Musa has worked on this problem for 15 days now and mentioned, that this is a part of a Monte-Carlo-simulation. Therefore I think posting a working solution is fair. I've suggested John D'Erricio's constructive approach in another thread of Musa, but I admit that its implementation is not trivial. See here for an implementation: https://www.researchgate.net/publication/275348534_Picking_a_Uniformly_Random_Point_from_an_Arbitrary_Simplex ("Picking a Uniformly Random Point from an Arbitrary Simplex", Christian Grimme). For productive work, I'd prefer a constructive method, but maybe the costs choosing the points can be neglected.
Jon

### Jon (view profile)

on 27 Jun 2019
Hi Jan,
Thanks for your explanation for why it is worth writing your own code for this. Based on your remarks regarding the possible non-convexity of the alpha shape, I looked further at the details of the alpha shape documentation.
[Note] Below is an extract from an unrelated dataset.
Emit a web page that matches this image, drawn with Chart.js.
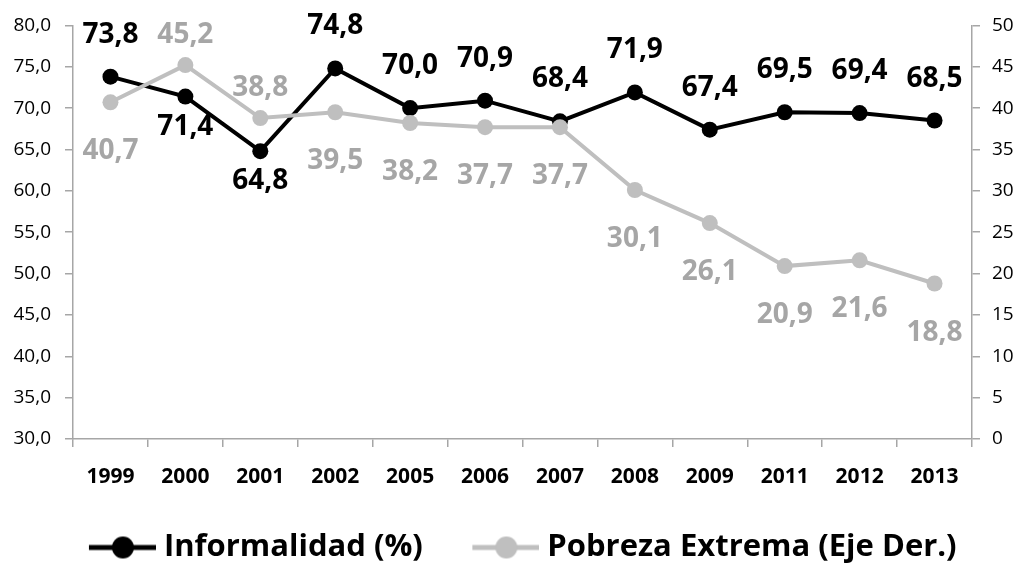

Seeing the possible pitfalls, and the considerable conceptual complexity of alpha shapes I think they may infact be overkill for this simple geometry. So I agree, it may be better to write a little, simple, easy to understand, and failsafe code like yours, when all of the underlying complexity of the two line built in solution is not needed. So, I go with your solution too.
As you point out, depending on the application if you really want to generate points inside of the pyramid, then a constructive approach would be very nice.

on 26 Jun 2019
Edited by Jon

### Jon (view profile)

on 26 Jun 2019

Hi Musa,
You can first define your pyramid as an alphaShape, for example:
P = alphaShape([0 1 -1 1]',[0 1 -1 -1]',[1 0 0 0]')
Note the arguments to alphaShape are the x coordinates of each vertex, the y coordinates of each vertex and the z coordinates of each vertex. Note they have to be column vectors, that is why I applied the transpose ' operator.
You can then use alphaShape's inShape method to test if a point is inside the pyramid
for example the point [0.5, 0.5 0.5] is in the interior, you can test this using
isInside = inShape(P,[0.5,0.5,0.5])
which returns true
and the point [0.5, 0.5, 3] is not in the interior
so you can test this using
isInside = inShape(P,[0.5,0.5,3])
which returns false

Jon

### Jon (view profile)

on 27 Jun 2019
I took a quick look, but the Mathworks does not seem to provide any readily available documentation of the algorithm used by the inShape method of their alphaShape class.
For the special case of a tetrahedron (pyramid) I'm sure there are many approaches to determine whether a point is in the interior.
In case it is helpful, I will try to provide a further explanation for the idea behind some of the approaches which were more succintly presented in the link above.
First some background. Given a point, p, and plane P, an algebraic sign can be assigned to the outward normal from the plane to the point. One way to do this is using the vector cross product. So given a point p and plane P the point is either on one side of the plane or the other and it can be assigned a value of 1 or -1.
Now to determine if a point p is in the interior, we start at one of the four faces (planes) and determine if the point p is on the same side of the face as the remaining vertex, (the vertex that is not in the face) We repeat this for all four faces. If the point is on the same side as the remaining vertex for all four faces then it on the inside, otherwise it is not on the inside.